Nessuno, ad esempio, poteva prevedere sino a pochi anni fa che anche in Germania – cuore opulento dell’Europa, dove gli effetti della crisi economica praticamente non sono mai arrivati – si insediasse un partito come quello guidato da Frauke Petry: euroscettico, ostile all’immigrazione, nazionalista e molto conservatore sul piano dei diritti civili. Come gli altri omologhi europei, anche i populisti di Alternative für Deutschland traggono molto del loro consenso dalla denuncia del consociativismo tra i grandi partiti al potere, accusati di gestire il potere alle spalle dei cittadini. Se un tempo la “grande coalizione” era la soluzione politico-parlamentare in grado di assicurare, in presenza di un impasse elettorale, la stabilità del sistema e la difesa degli interessi delle grandi masse popolari, oggi si tende a vederla come una pratica spartitoria che tende ad escludere il popolo dalla gestione degli affari pubblici. Difenderla, proporla o praticarla rischia ormai di alimentare la propaganda dei populisti.
Una difficoltà alla quale bisogna aggiungere quella derivante dalla crisi progettuale e ideale che sembra aver colpito, un po’ in tutta Europa, le due grandi famiglie del popolarismo cristiano-liberale e del socialismo riformista. In Germania sono due realtà organizzative ancora molto solide, ma il trend storico a livello continentale sembra indicare l’inaridirsi progressivo di queste tradizioni, frutto di fratture socio-culturali che rimandano alla seconda metà dell’Ottocento (la divisione Chiesa/mondo laico, la divisione capitale/lavoro) e che probabilmente non riflettono più i contrasti e i conflitti tipici delle società contemporanee.

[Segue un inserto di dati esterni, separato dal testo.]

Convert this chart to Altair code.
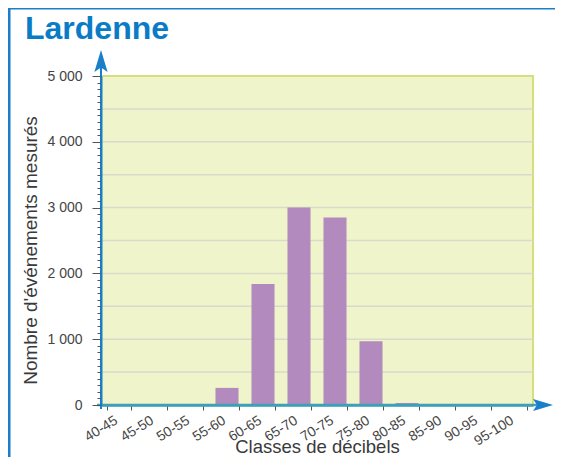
import altair as alt
import pandas as pd

classes = ["40-45", "45-50", "50-55", "55-60", "60-65", "65-70",
           "70-75", "75-80", "80-85", "85-90", "90-95", "95-100"]
counts = [0, 0, 0, 260, 1840, 3000, 2850, 970, 30, 0, 0, 0]
grid_values = [500, 1000, 1500, 2000, 2500, 3000, 3500, 4000, 4500]
y_ticks = list(range(0, 5001, 100))

df = pd.DataFrame({"classe": classes, "n": counts})
grid_df = pd.DataFrame({"n": grid_values})
one = alt.Data(values=[{}])

FONT = "Liberation Sans"
W, H = 432, 329
BLUE = "#1a7ec8"
TEAL = "#3f9fb8"

yscale = alt.Scale(domain=[0, 5000], nice=False)
y_axis = alt.Axis(title="Nombre d'événements mesurés", values=y_ticks,
                  labelExpr="datum.value % 1000 === 0 ? replace(format(datum.value, ','), ',', ' ') : ''",
                  labelOverlap=False, labelFlush=False,
                  labelFontSize=14, labelColor="#444", labelFont=FONT,
                  labelPadding=10,
                  tickSize={"condition": {"test": "datum.value % 1000 === 0", "value": 9}, "value": 4},
                  tickColor="#555", tickWidth=1,
                  domainColor=BLUE, domainWidth=2,
                  titleFont=FONT, titleFontSize=19, titleFontWeight="normal",
                  titleColor="#3a3a3a", titleX=-65, titleY=174,
                  titleBaseline="alphabetic", titleAngle=-90,
                  zindex=1, grid=False)

grid = alt.Chart(grid_df).mark_rule(color="#d9dacb", strokeWidth=1.5).encode(
    y=alt.Y("n:Q", scale=yscale, axis=y_axis)
)

bars = alt.Chart(df).mark_bar(color="#b28abe").encode(
    x=alt.X("classe:N", sort=classes,
            scale=alt.Scale(paddingInner=0.36, paddingOuter=0.18),
            axis=alt.Axis(title="Classes de décibels", tickBand="extent",
                          labelAngle=-32, labelAlign="right", labelBaseline="middle",
                          labelFontSize=14, labelColor="#444", labelFont=FONT,
                          labelPadding=9, labelOffset=-3, tickSize=5, tickColor="#555",
                          domainColor=TEAL, domainWidth=2.5,
                          titleFont=FONT, titleFontSize=18.5, titleFontWeight="normal",
                          titleColor="#3a3a3a", titleY=47.5, titleBaseline="alphabetic",
                          zindex=1, grid=False)),
    y=alt.Y("n:Q", scale=yscale, axis=y_axis),
)

frame_top = alt.Chart(one).mark_rule(color=BLUE, strokeWidth=3).encode(
    x=alt.value(-92), x2=alt.value(470), y=alt.value(-68))
frame_left = alt.Chart(one).mark_rule(color=BLUE, strokeWidth=3).encode(
    x=alt.value(-92), y=alt.value(-68), y2=alt.value(400))

y_ext = alt.Chart(one).mark_rule(color=BLUE, strokeWidth=2).encode(
    x=alt.value(0), y=alt.value(-20), y2=alt.value(H + 4))
x_ext = alt.Chart(one).mark_rule(color=TEAL, strokeWidth=2.5).encode(
    x=alt.value(-4), x2=alt.value(438), y=alt.value(H))

up_arrow = alt.Chart(one).mark_point(
    shape="M0,-1L0.6,1L0,0.6L-0.6,1Z", filled=True, size=484,
    color=BLUE, opacity=1, strokeWidth=0).encode(x=alt.value(0), y=alt.value(-15))
right_arrow = alt.Chart(one).mark_point(
    shape="M1,0L-1,0.6L-0.6,0L-1,-0.6Z", filled=True, size=400,
    color=BLUE, opacity=1, strokeWidth=0).encode(x=alt.value(442), y=alt.value(H))

title = alt.Chart(one).mark_text(
    text="Lardenne", fontSize=32, fontWeight="bold", color="#0a7cc6",
    align="left", baseline="alphabetic", font=FONT).encode(
    x=alt.value(-76), y=alt.value(-37))

chart = alt.layer(grid, bars, frame_top, frame_left, x_ext, y_ext,
                  up_arrow, right_arrow, title).properties(
    width=W, height=H,
    autosize=alt.AutoSizeParams(type="none"),
    padding={"left": 93, "top": 68, "right": 22, "bottom": 52},
).configure_view(fill="#eff4cb", stroke="#d6e07a", strokeWidth=2)

chart.save("out.html", embed_options={"renderer": "svg", "actions": False})
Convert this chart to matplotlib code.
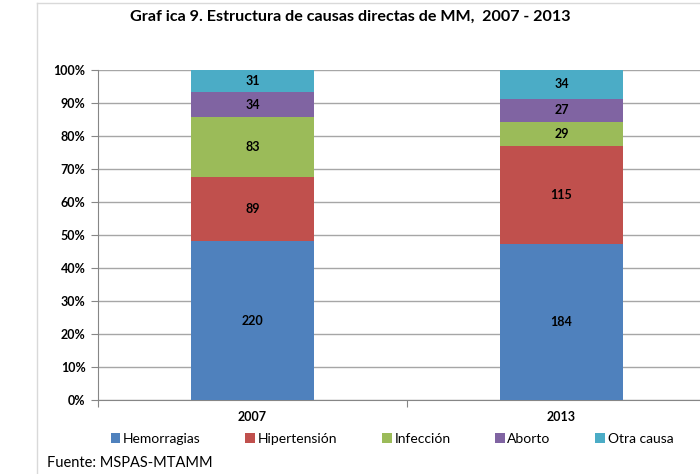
import numpy as np
from matplotlib import pyplot as plt
from matplotlib.lines import Line2D
from matplotlib.ticker import FixedLocator, PercentFormatter

plt.rcParams['font.family'] = ['Lato', 'DejaVu Sans']

years = ['2007', '2013']
causas = ['Hemorragias', 'Hipertensión', 'Infección', 'Aborto', 'Otra causa']
hemorragias = [220, 184]
hipertension = [89, 115]
infeccion = [83, 29]
aborto = [34, 27]
otra_causa = [31, 34]
colores = ['#4F81BD', '#C0504D', '#9BBB59', '#8064A2', '#4BACC6']

series = np.array([hemorragias, hipertension, infeccion, aborto, otra_causa], dtype=float)
totales = series.sum(axis=0)
pct = series / totales * 100

fig = plt.figure(figsize=(7, 4.74), dpi=100)
# ejes: izquierda en x=98px, derecha fuera de la imagen (716px)
ax = fig.add_axes([98 / 700, 74 / 474, 618 / 700, 330 / 474])

x = np.arange(len(years))
base = np.zeros(len(years))
for i in range(len(causas)):
    bars = ax.bar(x, pct[i], width=0.4, bottom=base, color=colores[i],
                  label=causas[i], zorder=3)
    for j, b in enumerate(bars):
        ax.text(b.get_x() + b.get_width() / 2, base[j] + pct[i][j] / 2,
                str(int(series[i][j])), ha='center', va='center',
                fontsize=9, fontweight='bold', color='black', zorder=4)
    base = base + pct[i]

ax.set_xlim(-0.5, 1.5)
ax.set_ylim(0, 100)
ax.yaxis.set_major_locator(FixedLocator(np.arange(0, 101, 10)))
ax.yaxis.set_major_formatter(PercentFormatter(decimals=0))
ax.grid(axis='y', color='#a6a6a6', linewidth=1, zorder=0)

ax.set_xticks([-0.5, 0.5, 1.5])
ax.set_xticklabels([])
ax.set_xticks(x, minor=True)
ax.set_xticklabels(years, minor=True)
ax.tick_params(axis='x', which='minor', length=0, pad=8)
ax.tick_params(axis='x', which='major', length=5, color='#868686')
ax.tick_params(axis='y', length=5, color='#868686', pad=4)
for lbl in ax.get_xticklabels(minor=True) + ax.get_yticklabels():
    lbl.set_fontweight('bold')
    lbl.set_fontsize(9)

for s in ['top', 'right']:
    ax.spines[s].set_visible(False)
for s in ['left', 'bottom']:
    ax.spines[s].set_color('#868686')

fig.text(350 / 700, 1 - 17 / 474, 'Graf ica 9. Estructura de causas directas de MM,  2007 - 2013',
         ha='center', va='center', fontsize=11.6, fontweight='bold')

fig.legend(loc='center', bbox_to_anchor=(392 / 700, 1 - 439 / 474), ncol=5,
           frameon=False, fontsize=10, handlelength=0.7, handleheight=0.7,
           handletextpad=0.2, columnspacing=3.2)

fig.text(47 / 700, 1 - 463 / 474, 'Fuente: MSPAS-MTAMM', ha='left', va='center',
         fontsize=10.5)

# marco exterior gris claro
fig.add_artist(Line2D([37 / 700, 37 / 700], [0, 1 - 3 / 474], color='#d9d9d9', linewidth=1))
fig.add_artist(Line2D([37 / 700, 1], [1 - 3 / 474, 1 - 3 / 474], color='#d9d9d9', linewidth=1))

fig.savefig('out.png', dpi=100)
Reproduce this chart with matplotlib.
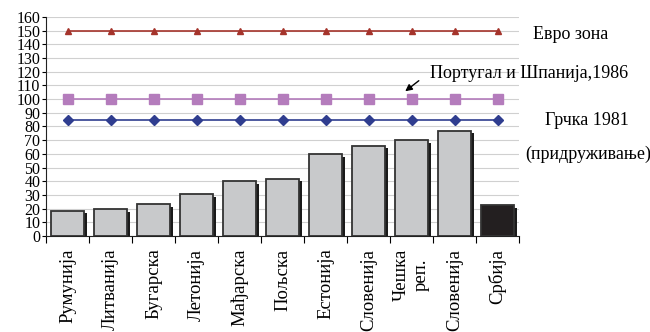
import numpy as np
import matplotlib.pyplot as plt
from matplotlib.patches import FancyArrowPatch

countries = ["Румунија", "Литванија", "Бугарска", "Летонија", "Мађарска", "Пољска",
             "Естонија", "Словенија", "Чешка\nреп.", "Словенија", "Србија"]
values = [18.5, 19.5, 23.5, 30.5, 40, 42, 60, 66, 70, 77, 22.5]
euro_zone = [150] * 11
portugal_spain = [100] * 11
greece = [85] * 11

plt.rcParams["font.family"] = ["Liberation Serif", "DejaVu Serif"]

fig = plt.figure(figsize=(6.5, 3.32), dpi=100)
ax = fig.add_axes([0.0708, 0.289, 0.7277, 0.66])

x = np.arange(len(countries))
colors = ["#c8c9cb"] * 10 + ["#231f20"]

# shadow behind bars
ax.bar(x + 0.07, np.array(values) - 2, width=0.77, color="#1a1a1a", zorder=2)
ax.bar(x, values, width=0.77, color=colors, edgecolor="#333333", linewidth=1.3, zorder=3)

ax.plot(x, euro_zone, color="#a5342c", marker="^", markersize=4.5, linewidth=1.2, zorder=4)
ax.plot(x, portugal_spain, color="#b47cbc", marker="s", markersize=6.5, linewidth=1.2, zorder=4)
ax.plot(x, greece, color="#2f3d8f", marker="D", markersize=5, linewidth=1.2, zorder=4)

ax.set_xlim(-0.5, len(countries) - 0.5)
ax.set_ylim(0, 160)
ax.set_yticks(np.arange(0, 161, 10))
ax.tick_params(axis="y", labelsize=11.5, length=3, pad=1)
ax.yaxis.grid(True, color="#d0d0d0", linewidth=0.8, zorder=0)
ax.set_axisbelow(True)

ax.set_xticks(np.arange(-0.5, len(countries), 1))
ax.set_xticklabels([])
ax.set_xticks(x, minor=True)
ax.set_xticklabels(countries, minor=True, rotation=90, fontsize=13.5, va="top", ha="center",
                   multialignment="center")
ax.tick_params(axis="x", which="major", length=5, direction="out")
ax.tick_params(axis="x", which="minor", length=0, pad=9)

for side in ["top", "right"]:
    ax.spines[side].set_visible(False)
ax.spines["left"].set_color("#222222")
ax.spines["bottom"].set_color("#222222")

fig.text(0.82, 0.895, "Евро зона", fontsize=13, va="center", ha="left")
fig.text(0.662, 0.778, "Португал и Шпанија,1986", fontsize=13, va="center", ha="left")
fig.text(0.838, 0.638, "Грчка 1981", fontsize=13, va="center", ha="left")
fig.text(0.808, 0.535, "(придруживање)", fontsize=13, va="center", ha="left")
fig.add_artist(FancyArrowPatch(
    (421 / 650, 1 - 79 / 332), (403 / 650, 1 - 93 / 332), transform=fig.transFigure,
    arrowstyle="-|>", mutation_scale=10, color="black", linewidth=1))

fig.savefig("out.png", dpi=100)
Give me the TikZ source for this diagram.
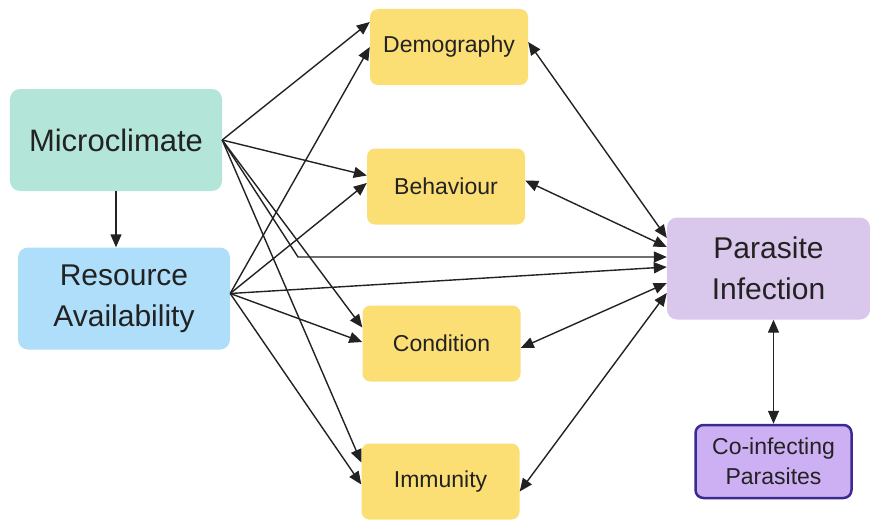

Un altro potenziale problema è rappresentato proprio dalla lunga permanenza della Merkel alla Cancelleria. Se ci sono elettori che giudicano positivamente, come garanzia di un governo efficiente, questa continuità al comando, ce ne sono altri che sempre più tendono a valutare negativamente il fatto che una stessa persona occupi le leve del comando per un tempo troppo lungo. Le democrazie contemporanee sono ormai pesantemente condizionate da umori collettivi instabili e da una forma di frenesia politica che tende a privilegiare il cambiamento, quale che sia, su qualunque forma di stabilità. C’è un tasso molto alto di volatilità politica degli elettorati, acuito da forme di risentimento sociale, di paura e rabbia che non erano mai state così forti nei Paesi ad alto tasso di sviluppo economico. Il che spiega anche perché i sondaggi non riescano quasi più a misurare gli orientamenti dei cittadini in modo realistico e perché le leadership politiche si esauriscano più in fretta di quanto non accadesse in passato.
Ciò non vuol dire che quello della Merkel sia un tentativo destinato a fallire (come accadde ad esempio a Kohl nel 1998, giunto logorato e senza grande appeal allo scontro con Schröder proprio dalla sua troppo lunga permanenza al potere). Vuol dire che la sua sarà una partita difficile. Dalla sua sembra avere i primi sondaggi, per quel che ormai valgono, ma contro di lei agiscono i dubbi sulla ricandidatura che vengono persino dal suo stesso partito. Ma soprattutto agisce un clima d’opinione che ormai associa il potere al privilegio personale più che al servizio a beneficio dei cittadini e che troppo facilmente sacrifica la difesa razionale dei propri interessi al gusto di vedere il potente di turno cadere con la faccia nella polvere. La Merkel vuole riproporsi come baluardo alla dilagante demagogia populista, come statista mossa dal senso di responsabilità e come campione di una democrazia liberale, pragmatica, inclusiva e dialogante. Che Dio l’aiuti.